Thursday, May 1, 2014

UPDATED:Are We Feeling Any Outrage Yet?

If we care a scintilla about privacy or any measure of aversion to government snooping into our private business, we damn well should be. As I wrote in yesterday's post, the Harper regime and its complicit agencies, intoxicated with power, have been requesting (sans warrants) and receiving data on us from the major telecoms and social media sites.

Now word comes that these Judases are being paid for their obsequious compliance by our tax dollars:

The Toronto Star reports the following:

Canadian taxpayers are footing the bill for government agencies to buy their private data from telecom companies without their knowledge.

According to parliamentary documents, government agencies pay between $1 and $3 for access to user data from telecom, Internet and social media companies.
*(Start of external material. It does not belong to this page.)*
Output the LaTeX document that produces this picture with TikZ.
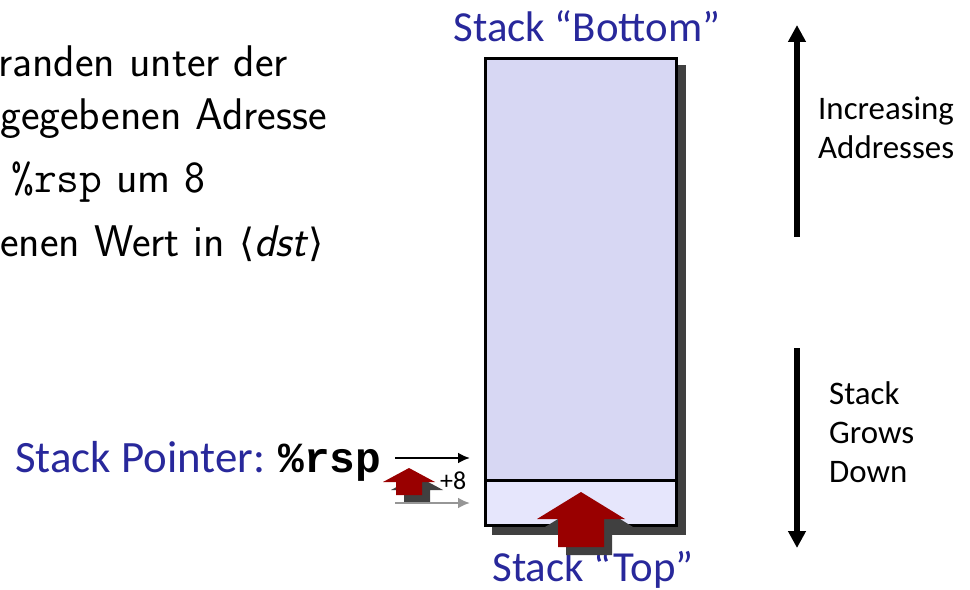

Figures released Tuesday by Canada’s privacy watchdog indicate authorities requested that access from nine companies more than 1.19 million times a year, meaning authorities spend in excess of hundreds of thousands of dollars to quietly access Canadians’ personal data.

Read that again. The telecoms et al. are not only betraying us, but they are also being paid through our taxes for that betrayal.

Compounding that sell-out is the fact that these companies are refusing the Privacy Commissioner's request for more information about this foul practice, which Thomas Mulcair yesterday described as an abomination:

Mirko Bibic, Bell Canada’s vice-president of regulatory affairs, told reporters Wednesday evening that companies are unsure how to comply with the federal privacy commissioner’s request that telecoms publicly report how often they co-operate with law enforcement and government agencies.

But Bibic refused to say how common that co-operation is, or how often information is handed over to authorities without judicial oversight.

Such truculent arrogance surely indicates the abject contempt in which they hold us, their customers.

Exactly what could the government do with the data these companies are so blithely turning over?

According to a report from the privacy commissioner, “basic subscriber information” can be used to paint a picture of online activities, including browsing history, membership with organizations, physical locations visited, online services used by the subscriber.

“This information can be sensitive in nature in that it can be used to determine a person’s leanings, with whom they associate, and where they travel, among other things,” the report reads. “What’s more, each of these pieces of information can be used to uncover further information about an individual.”

Of course, defenders of such state intrusion will doubtlessly rely on that old saw, "If you have nothing to hide, why would you worry?

Without question, the time for such innocent and naive proclamations is long past.

UPDATE: Click here if you want to see how the regime and its enablers are 'spinning' this scandal.


  1. The Stasi would be proud of these guys.

    Still, I don't see enough outrage in the country yet. Drip, drip, drip....... maybe sometime soon.

    Anonymous A

  2. The silence thus far, as they say, is indeed deafening, Anon.

  3. Lorne, corporations and government are in collusion with each other. Telecom companies will share the information even if they're not paid a cent. In return for information they can screw the public anyway they want, higher prices, and government will do nothing. It is sad state of affairs.

    1. Collusion is the right word, LD. It kind of reminds me of the cozy relationship that IBM had with the Nazi regime.

    2. Lorne, by the way there was a good discussion on this subject on CBC's Power and Politics. I hope you got the chance to watch it.

    3. Thanks. LD. I missed it, but I will check it out on the CBC website.